Data listing

#####

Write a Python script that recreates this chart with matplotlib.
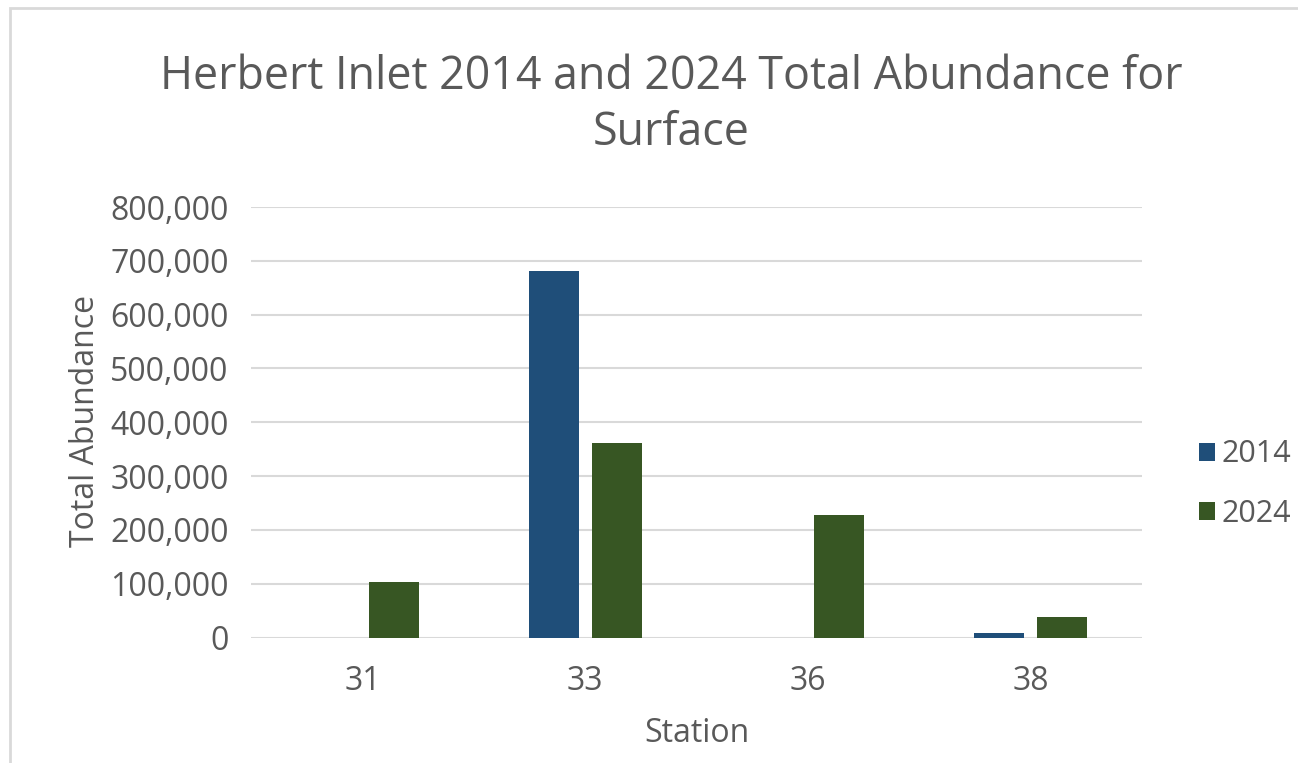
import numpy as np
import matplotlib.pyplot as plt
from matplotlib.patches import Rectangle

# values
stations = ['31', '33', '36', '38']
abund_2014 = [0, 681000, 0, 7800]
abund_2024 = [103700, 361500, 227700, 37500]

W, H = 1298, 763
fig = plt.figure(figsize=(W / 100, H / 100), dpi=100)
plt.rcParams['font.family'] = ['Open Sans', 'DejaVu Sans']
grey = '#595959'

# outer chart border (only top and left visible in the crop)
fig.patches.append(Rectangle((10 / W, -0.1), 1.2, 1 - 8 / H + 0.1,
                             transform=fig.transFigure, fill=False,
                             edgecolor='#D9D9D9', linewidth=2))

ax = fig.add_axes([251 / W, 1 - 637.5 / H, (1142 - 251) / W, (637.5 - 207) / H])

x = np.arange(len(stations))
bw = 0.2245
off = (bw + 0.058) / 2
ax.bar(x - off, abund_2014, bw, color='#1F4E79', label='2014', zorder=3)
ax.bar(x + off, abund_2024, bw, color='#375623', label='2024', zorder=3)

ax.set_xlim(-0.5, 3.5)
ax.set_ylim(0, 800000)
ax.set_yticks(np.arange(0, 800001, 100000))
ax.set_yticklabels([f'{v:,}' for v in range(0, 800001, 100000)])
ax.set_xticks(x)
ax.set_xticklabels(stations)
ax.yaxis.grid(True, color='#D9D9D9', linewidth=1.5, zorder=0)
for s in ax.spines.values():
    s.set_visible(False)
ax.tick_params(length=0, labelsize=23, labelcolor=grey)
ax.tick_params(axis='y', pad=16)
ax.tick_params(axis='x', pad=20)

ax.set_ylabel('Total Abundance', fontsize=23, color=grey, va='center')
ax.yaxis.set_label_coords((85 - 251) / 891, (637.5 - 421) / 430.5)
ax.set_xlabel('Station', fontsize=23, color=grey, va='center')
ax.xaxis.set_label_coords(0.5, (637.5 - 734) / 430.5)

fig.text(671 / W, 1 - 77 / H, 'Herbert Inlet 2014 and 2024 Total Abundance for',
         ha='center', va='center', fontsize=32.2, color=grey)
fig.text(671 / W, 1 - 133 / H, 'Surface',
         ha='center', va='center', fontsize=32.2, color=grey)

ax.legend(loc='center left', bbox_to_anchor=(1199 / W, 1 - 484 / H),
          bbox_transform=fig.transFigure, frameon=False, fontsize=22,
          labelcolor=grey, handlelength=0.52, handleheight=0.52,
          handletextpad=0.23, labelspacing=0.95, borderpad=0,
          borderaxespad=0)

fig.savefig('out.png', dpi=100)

#####

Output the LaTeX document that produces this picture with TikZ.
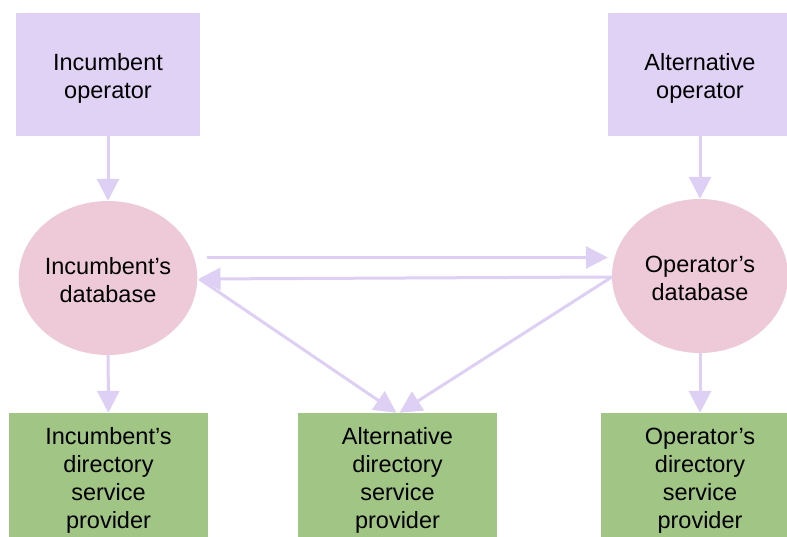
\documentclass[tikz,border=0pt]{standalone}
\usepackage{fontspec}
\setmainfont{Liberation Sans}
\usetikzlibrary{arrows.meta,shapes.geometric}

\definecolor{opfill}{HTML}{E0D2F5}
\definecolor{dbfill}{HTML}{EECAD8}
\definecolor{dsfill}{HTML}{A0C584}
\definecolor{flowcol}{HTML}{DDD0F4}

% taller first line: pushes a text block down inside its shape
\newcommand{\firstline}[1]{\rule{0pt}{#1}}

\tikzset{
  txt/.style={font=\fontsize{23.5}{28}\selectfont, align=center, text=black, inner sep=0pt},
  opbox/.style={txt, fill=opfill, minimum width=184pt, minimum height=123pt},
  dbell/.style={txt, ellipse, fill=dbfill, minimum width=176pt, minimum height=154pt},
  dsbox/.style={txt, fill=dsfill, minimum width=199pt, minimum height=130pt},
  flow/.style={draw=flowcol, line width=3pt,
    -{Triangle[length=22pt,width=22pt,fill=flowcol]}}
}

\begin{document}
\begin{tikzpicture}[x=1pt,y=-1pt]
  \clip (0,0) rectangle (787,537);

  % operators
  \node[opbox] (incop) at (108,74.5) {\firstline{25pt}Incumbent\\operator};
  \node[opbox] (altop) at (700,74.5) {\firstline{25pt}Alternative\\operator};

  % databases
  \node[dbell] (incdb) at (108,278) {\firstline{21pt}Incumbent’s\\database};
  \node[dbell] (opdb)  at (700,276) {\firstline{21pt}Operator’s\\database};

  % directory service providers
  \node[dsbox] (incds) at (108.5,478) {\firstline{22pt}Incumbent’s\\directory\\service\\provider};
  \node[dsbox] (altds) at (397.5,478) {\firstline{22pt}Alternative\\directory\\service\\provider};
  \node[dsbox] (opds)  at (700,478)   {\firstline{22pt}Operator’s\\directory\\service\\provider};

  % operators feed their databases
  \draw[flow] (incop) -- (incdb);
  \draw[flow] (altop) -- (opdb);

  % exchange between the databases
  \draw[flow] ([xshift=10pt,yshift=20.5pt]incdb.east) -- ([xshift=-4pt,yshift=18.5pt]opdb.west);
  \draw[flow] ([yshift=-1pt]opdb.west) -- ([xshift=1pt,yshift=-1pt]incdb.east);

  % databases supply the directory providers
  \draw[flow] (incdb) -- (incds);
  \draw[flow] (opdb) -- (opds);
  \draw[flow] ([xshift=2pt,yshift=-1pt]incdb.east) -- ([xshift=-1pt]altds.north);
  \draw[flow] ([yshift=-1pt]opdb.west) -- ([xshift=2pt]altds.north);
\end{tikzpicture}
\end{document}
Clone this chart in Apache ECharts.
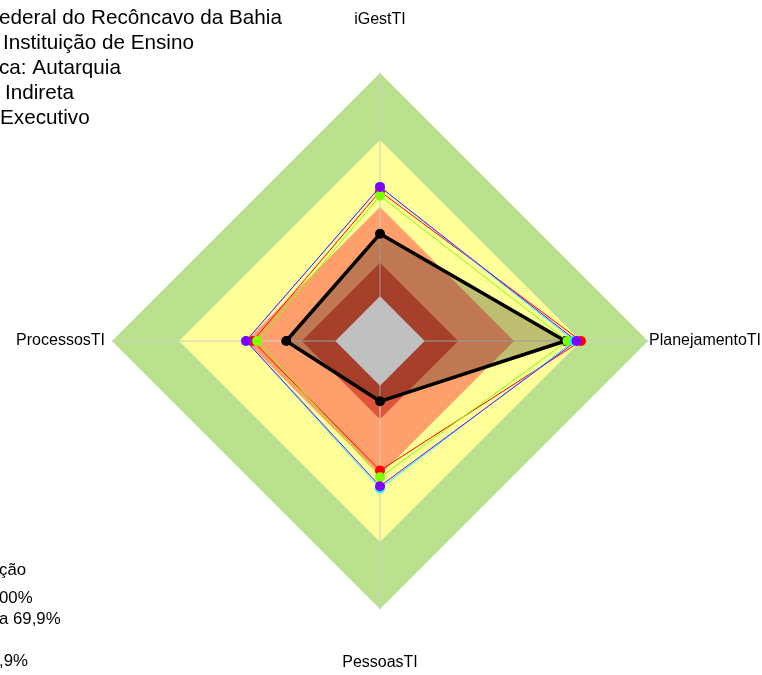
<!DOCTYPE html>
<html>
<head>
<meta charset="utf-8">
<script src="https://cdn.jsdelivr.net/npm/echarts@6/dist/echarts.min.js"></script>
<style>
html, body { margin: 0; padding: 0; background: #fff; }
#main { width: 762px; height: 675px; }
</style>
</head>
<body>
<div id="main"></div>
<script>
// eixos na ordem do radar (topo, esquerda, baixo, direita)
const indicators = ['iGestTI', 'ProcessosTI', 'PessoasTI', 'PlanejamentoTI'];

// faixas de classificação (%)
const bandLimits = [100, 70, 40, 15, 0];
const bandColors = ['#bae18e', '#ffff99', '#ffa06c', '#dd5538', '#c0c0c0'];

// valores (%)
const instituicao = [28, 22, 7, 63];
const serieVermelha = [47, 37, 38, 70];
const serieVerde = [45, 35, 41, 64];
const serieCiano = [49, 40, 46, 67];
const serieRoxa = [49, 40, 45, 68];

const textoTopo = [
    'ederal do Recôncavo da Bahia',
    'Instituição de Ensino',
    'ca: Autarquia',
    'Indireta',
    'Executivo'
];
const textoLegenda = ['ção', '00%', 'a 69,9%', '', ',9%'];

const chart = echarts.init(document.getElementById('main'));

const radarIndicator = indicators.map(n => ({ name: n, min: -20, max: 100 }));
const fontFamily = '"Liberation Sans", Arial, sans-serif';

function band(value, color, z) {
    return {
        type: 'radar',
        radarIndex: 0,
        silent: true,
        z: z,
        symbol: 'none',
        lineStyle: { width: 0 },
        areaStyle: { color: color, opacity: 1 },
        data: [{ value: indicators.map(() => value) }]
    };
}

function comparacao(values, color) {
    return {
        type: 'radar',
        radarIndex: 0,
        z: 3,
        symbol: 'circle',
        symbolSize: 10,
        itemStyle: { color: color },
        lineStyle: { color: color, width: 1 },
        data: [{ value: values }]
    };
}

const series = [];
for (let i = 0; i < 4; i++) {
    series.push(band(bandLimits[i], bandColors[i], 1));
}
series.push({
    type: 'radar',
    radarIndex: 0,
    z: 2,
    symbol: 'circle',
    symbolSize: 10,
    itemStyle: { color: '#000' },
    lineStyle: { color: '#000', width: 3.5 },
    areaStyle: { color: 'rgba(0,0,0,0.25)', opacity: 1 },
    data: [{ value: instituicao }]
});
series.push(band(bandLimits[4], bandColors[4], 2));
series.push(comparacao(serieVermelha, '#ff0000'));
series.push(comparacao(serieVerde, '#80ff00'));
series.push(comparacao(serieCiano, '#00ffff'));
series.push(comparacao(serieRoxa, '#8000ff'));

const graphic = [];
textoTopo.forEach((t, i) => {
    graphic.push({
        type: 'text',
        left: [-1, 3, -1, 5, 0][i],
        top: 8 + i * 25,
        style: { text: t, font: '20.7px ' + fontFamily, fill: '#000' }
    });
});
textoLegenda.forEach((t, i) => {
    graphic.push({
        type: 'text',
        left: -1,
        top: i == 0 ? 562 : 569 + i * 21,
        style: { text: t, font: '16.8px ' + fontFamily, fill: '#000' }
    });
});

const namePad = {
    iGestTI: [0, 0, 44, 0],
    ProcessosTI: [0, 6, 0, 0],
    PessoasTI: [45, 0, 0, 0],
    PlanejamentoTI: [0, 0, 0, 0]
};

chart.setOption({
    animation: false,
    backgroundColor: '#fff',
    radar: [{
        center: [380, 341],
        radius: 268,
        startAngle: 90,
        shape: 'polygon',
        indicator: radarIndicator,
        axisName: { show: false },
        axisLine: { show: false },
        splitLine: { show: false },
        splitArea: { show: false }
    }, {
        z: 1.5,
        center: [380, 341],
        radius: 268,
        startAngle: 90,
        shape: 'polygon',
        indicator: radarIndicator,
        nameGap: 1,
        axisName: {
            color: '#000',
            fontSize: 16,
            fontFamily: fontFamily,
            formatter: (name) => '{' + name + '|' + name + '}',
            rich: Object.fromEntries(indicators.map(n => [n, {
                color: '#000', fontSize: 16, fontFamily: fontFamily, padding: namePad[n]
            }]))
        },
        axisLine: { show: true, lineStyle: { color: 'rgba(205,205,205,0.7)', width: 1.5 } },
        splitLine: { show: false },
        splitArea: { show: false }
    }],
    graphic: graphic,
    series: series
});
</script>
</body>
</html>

#####

Repeat the lines between those holding "Output the LaTeX" and "(altop) -- (opdb);", inclusive. Pictures stay out.

Output:
Output the LaTeX document that produces this picture with TikZ.
\documentclass[tikz,border=0pt]{standalone}
\usepackage{fontspec}
\setmainfont{Liberation Sans}
\usetikzlibrary{arrows.meta,shapes.geometric}

\definecolor{opfill}{HTML}{E0D2F5}
\definecolor{dbfill}{HTML}{EECAD8}
\definecolor{dsfill}{HTML}{A0C584}
\definecolor{flowcol}{HTML}{DDD0F4}

% taller first line: pushes a text block down inside its shape
\newcommand{\firstline}[1]{\rule{0pt}{#1}}

\tikzset{
  txt/.style={font=\fontsize{23.5}{28}\selectfont, align=center, text=black, inner sep=0pt},
  opbox/.style={txt, fill=opfill, minimum width=184pt, minimum height=123pt},
  dbell/.style={txt, ellipse, fill=dbfill, minimum width=176pt, minimum height=154pt},
  dsbox/.style={txt, fill=dsfill, minimum width=199pt, minimum height=130pt},
  flow/.style={draw=flowcol, line width=3pt,
    -{Triangle[length=22pt,width=22pt,fill=flowcol]}}
}

\begin{document}
\begin{tikzpicture}[x=1pt,y=-1pt]
  \clip (0,0) rectangle (787,537);

  % operators
  \node[opbox] (incop) at (108,74.5) {\firstline{25pt}Incumbent\\operator};
  \node[opbox] (altop) at (700,74.5) {\firstline{25pt}Alternative\\operator};

  % databases
  \node[dbell] (incdb) at (108,278) {\firstline{21pt}Incumbent’s\\database};
  \node[dbell] (opdb)  at (700,276) {\firstline{21pt}Operator’s\\database};

  % directory service providers
  \node[dsbox] (incds) at (108.5,478) {\firstline{22pt}Incumbent’s\\directory\\service\\provider};
  \node[dsbox] (altds) at (397.5,478) {\firstline{22pt}Alternative\\directory\\service\\provider};
  \node[dsbox] (opds)  at (700,478)   {\firstline{22pt}Operator’s\\directory\\service\\provider};

  % operators feed their databases
  \draw[flow] (incop) -- (incdb);
  \draw[flow] (altop) -- (opdb);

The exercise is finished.